Esta noción ‘libertad’ se opone no sólo a la creencia religiosa que alguien pueda profesar, sino también a la existencia de un referente objetivo que pueda legitimar y guiar la conducta humana individual, las relaciones humanas en el seno de la sociedad, el Estado y el Derecho. En efecto, a partir del siglo XVII –y hasta el siglo XX– tuvo lugar la sustitución de un referente previo, objetivo e inamovible, un orden natural o naturaleza (al que las leyes civiles debían someterse), por otro inexistente, subjetivo y movedizo, pero avalado por el consenso democrático.
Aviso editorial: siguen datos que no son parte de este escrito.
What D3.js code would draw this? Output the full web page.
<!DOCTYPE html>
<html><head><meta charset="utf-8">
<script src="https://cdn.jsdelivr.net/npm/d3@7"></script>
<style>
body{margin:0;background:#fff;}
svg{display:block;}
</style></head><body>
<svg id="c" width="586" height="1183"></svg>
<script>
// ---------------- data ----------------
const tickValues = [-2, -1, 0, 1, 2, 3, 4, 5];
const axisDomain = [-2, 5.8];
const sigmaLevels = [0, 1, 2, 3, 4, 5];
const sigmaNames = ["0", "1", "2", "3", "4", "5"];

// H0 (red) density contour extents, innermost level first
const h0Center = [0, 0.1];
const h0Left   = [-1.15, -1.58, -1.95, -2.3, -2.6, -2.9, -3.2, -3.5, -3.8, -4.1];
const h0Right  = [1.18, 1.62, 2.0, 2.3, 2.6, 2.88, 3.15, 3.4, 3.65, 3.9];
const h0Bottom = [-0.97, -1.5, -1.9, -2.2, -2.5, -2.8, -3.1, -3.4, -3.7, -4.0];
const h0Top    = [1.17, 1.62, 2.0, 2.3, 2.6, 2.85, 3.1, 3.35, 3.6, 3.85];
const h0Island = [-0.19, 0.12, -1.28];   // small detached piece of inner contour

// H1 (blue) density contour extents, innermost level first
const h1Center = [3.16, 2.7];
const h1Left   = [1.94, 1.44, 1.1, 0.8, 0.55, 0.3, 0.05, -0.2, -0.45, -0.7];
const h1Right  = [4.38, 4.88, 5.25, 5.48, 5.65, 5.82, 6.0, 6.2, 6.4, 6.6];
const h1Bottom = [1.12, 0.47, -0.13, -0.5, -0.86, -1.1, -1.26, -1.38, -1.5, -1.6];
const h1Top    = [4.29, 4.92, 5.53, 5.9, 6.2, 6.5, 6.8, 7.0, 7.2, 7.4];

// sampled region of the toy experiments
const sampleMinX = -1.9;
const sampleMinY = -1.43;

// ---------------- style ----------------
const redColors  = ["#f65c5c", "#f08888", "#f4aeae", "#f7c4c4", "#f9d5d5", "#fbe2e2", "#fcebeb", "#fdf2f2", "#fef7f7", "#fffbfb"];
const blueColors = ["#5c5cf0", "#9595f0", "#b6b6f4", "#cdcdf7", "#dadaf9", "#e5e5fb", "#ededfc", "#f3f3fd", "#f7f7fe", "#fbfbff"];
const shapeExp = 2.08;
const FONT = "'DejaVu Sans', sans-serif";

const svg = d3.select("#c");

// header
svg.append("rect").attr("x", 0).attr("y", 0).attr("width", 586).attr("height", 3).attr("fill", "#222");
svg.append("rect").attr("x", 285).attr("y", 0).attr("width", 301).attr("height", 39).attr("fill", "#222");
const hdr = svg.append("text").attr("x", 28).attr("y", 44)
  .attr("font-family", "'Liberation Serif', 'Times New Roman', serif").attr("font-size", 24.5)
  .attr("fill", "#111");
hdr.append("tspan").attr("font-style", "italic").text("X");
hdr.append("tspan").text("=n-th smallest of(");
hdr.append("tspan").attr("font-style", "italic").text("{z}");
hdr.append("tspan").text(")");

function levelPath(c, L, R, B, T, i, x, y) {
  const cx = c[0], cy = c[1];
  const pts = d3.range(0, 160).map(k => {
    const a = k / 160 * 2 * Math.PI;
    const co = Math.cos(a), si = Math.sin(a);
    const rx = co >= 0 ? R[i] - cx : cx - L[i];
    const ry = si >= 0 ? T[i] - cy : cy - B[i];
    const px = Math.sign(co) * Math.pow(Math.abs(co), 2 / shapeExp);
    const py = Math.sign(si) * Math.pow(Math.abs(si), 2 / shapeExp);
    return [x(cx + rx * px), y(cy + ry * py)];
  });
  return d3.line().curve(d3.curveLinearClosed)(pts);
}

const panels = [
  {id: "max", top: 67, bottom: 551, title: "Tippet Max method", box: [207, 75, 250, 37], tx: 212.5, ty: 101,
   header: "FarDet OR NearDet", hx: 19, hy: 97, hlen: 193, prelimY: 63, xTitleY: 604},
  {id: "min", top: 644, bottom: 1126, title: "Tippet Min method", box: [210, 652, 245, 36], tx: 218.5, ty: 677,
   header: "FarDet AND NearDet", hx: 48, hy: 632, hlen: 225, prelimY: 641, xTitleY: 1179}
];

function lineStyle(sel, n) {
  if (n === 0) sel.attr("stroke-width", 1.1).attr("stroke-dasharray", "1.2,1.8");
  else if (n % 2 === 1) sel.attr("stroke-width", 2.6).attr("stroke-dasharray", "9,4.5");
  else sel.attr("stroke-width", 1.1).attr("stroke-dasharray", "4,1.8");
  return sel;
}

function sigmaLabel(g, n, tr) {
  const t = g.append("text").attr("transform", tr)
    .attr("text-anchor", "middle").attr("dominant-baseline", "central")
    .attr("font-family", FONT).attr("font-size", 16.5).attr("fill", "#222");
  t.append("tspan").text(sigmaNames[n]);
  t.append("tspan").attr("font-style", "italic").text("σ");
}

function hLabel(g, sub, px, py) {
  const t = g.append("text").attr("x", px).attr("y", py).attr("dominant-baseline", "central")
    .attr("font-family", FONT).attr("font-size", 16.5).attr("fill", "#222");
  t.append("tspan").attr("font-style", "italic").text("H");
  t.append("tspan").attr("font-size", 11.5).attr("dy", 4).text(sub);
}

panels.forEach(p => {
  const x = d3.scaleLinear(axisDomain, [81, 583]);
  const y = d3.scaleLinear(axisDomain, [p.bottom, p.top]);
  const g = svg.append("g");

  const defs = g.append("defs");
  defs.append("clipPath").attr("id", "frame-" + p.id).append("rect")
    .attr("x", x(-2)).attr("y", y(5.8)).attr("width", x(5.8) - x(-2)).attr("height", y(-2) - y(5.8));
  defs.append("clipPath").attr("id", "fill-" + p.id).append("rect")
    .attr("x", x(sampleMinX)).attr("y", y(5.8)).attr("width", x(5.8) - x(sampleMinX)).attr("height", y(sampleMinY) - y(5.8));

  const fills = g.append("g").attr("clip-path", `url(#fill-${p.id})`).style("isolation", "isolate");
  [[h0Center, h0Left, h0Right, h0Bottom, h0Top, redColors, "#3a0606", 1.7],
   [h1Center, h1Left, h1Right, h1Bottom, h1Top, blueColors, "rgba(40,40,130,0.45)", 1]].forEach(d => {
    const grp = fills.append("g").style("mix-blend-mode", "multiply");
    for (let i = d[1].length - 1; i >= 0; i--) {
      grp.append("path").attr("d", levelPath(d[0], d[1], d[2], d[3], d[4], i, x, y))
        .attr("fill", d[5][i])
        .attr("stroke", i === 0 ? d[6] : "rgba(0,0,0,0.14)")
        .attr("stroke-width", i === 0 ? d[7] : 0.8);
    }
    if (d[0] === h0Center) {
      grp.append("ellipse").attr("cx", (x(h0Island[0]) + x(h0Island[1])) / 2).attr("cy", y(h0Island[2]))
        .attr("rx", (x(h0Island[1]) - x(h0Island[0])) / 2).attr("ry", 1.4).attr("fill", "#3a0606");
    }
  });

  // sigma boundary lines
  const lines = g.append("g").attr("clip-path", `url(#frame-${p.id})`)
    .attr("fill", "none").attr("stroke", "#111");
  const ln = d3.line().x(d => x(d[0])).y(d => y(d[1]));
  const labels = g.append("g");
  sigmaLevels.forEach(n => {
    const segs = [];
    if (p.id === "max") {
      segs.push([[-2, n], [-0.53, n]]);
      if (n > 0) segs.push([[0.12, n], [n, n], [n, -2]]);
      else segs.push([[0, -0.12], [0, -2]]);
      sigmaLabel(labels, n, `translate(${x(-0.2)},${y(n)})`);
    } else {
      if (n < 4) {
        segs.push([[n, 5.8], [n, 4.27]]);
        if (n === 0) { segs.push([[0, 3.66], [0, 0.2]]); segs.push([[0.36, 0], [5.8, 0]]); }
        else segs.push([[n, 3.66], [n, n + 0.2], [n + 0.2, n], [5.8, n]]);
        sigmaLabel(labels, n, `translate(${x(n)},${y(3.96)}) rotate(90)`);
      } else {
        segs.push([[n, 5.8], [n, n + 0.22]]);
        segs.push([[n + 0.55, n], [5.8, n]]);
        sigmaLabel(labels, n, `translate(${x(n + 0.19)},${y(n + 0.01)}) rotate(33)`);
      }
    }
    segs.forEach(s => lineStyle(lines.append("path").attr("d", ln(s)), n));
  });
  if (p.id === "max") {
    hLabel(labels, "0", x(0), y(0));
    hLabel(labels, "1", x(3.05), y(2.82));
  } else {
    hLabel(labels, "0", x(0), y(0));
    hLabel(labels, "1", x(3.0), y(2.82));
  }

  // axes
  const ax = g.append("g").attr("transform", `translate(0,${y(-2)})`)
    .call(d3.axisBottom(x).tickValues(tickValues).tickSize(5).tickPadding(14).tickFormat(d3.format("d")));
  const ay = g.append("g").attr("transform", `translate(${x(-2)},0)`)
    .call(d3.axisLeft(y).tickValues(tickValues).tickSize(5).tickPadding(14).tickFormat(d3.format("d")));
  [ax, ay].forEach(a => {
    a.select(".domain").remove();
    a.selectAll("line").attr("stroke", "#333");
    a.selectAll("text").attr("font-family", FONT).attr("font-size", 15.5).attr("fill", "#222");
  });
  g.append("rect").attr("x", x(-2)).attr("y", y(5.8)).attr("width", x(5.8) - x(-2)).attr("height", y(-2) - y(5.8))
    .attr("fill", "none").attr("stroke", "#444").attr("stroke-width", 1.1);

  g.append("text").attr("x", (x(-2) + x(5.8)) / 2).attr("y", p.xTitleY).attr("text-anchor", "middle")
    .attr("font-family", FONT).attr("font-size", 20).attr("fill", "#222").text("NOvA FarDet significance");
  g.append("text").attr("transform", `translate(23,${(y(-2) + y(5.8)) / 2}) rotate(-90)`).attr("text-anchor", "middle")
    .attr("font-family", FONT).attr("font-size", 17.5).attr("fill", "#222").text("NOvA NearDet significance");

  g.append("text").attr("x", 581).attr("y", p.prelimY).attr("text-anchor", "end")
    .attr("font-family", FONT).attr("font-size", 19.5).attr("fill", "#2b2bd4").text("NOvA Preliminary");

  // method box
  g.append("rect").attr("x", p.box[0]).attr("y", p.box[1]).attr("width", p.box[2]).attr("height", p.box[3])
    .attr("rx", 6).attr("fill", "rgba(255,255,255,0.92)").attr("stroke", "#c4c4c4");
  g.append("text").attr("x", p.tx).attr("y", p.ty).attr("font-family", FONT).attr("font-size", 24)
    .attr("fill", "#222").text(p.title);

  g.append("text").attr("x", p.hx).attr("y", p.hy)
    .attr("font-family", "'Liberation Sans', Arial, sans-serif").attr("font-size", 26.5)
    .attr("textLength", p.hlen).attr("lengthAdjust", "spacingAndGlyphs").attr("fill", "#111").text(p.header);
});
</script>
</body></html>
No soy contrario a la democracia, sino un enamorado de ella. Pero al igual que no se somete al consenso democrático la ley de la gravedad o el teorema de Pitágoras, me parece ridículo que algo tan serio como los derechos y libertades fundamentales encuentren en la democracia su principal –y en ocasiones, exclusiva– fuente legitimadora. No creo que nadie piense que tiene derecho a la vida porque así lo opina la mayoría, ni que goce de la libertad de expresión gracias al consenso democrático. Si así fuera –y eso parecen pretender algunos–, no les quepa duda de que los derechos y libertades se convertirán bien pronto en una merienda de negros, en la que predominarán los medios de comunicación, los lobbies y la clase política.
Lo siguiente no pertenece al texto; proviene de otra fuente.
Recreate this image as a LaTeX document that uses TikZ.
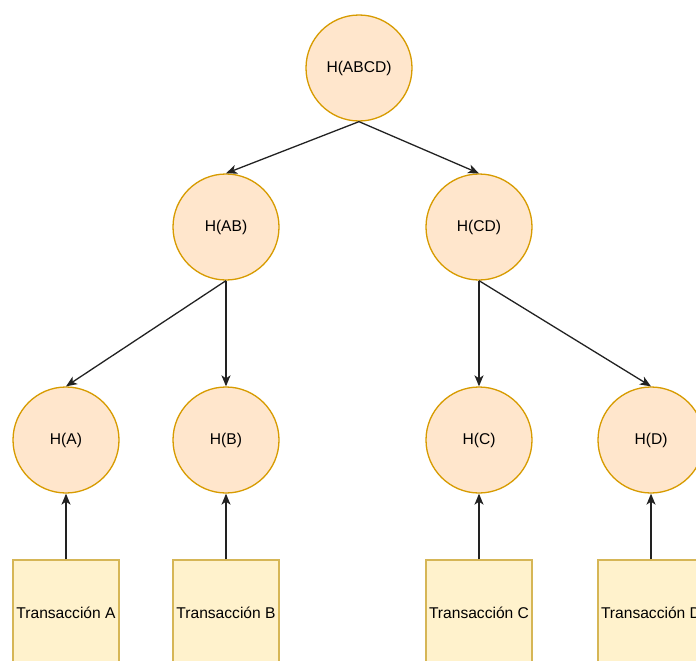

Curiosamente, ahora que el consenso democrático parece constituir el fundamento del orden jurídico-político, y a falta de otra fuente legitimadora del orden social, el aspecto ético o moral está resurgiendo con fuerza inusitada, empleándose frecuentemente en el ámbito mediático, político e incluso académico. Basta consultar brevemente la prensa o escuchar la radio para constatar el recurrido argumento a lo que es ético y a lo que no lo es, a lo que constituye un ejemplo de moralidad y a lo que constituye una barbarie moral. Estadistas, políticos, juristas, académicos y demás profesionales esgrimen el argumento ético sin el menor reparo, negando al mismo tiempo la existencia de una moral universal y válida para todos. Se trata de una ética efímera que, careciendo de otro fundamento que el respaldo de una supuesta mayoría, debe gozar, por este motivo, de una legitimidad indiscutible. De ahí que no quepa admitir discrepancia ni discusión alguna al respecto. Quien no comparta esta ética ciudadana queda automáticamente excluido de este constructivo consenso democrático.
Resulta sorprendente –¡cuanto menos!– que, tras siglos de esfuerzos científicos encaminados a separar el Derecho de la moral y el orden político-social del ético, resurja ahora con más fuerza que nunca el argumento ético que, desprovisto de otro fundamento y anclaje que el democrático, sea menos respetuoso y más intransigente que el esgrimido antaño por unas leyes naturales de las que, teóricamente, nadie debía considerarse dueño ni portador, ni menos servirse de él en provecho propio.
Pienso que todo lo que se ha dicho aquí puede ayudar a quienes, no compartiendo el parecer mayoritario en temas de un cierto calado, se encuentran en la tesitura de tener que desenvolverse en la vida social y pública. Tener presentes estas reflexiones puede ayudar a superar esos miedos que uno siente, consciente de que la libertad es una conquista que solo se goza cuando uno piensa y actúa en conciencia, y no bajo el yugo totalitario de un miedo encadenado por una ideología mayoritaria y ajena. En este sentido, comparto la opinión de Ortega y Gasset, quien advertía que “en toda lucha de ideas o de sentimientos, cuando veáis que de una parte combaten muchos y de otra pocos, sospechad que la razón está en estos últimos” (Prólogo a Nuestra raza, 1926).
Por mucho que se pretenda imponer una determinada idea o ideología (de masas), descalificando de entrada la de otros, pienso que la regeneración de nuestra sociedad pasa por un tipo de auténtico ‘librepensador’ cuyas ideas o ideologías sean propias, no adquiridas por mero contagio, y caracterizado por una actitud de apertura, respeto y diálogo, sin descalificar jamás a nadie por su concreto credo o manera de pensar.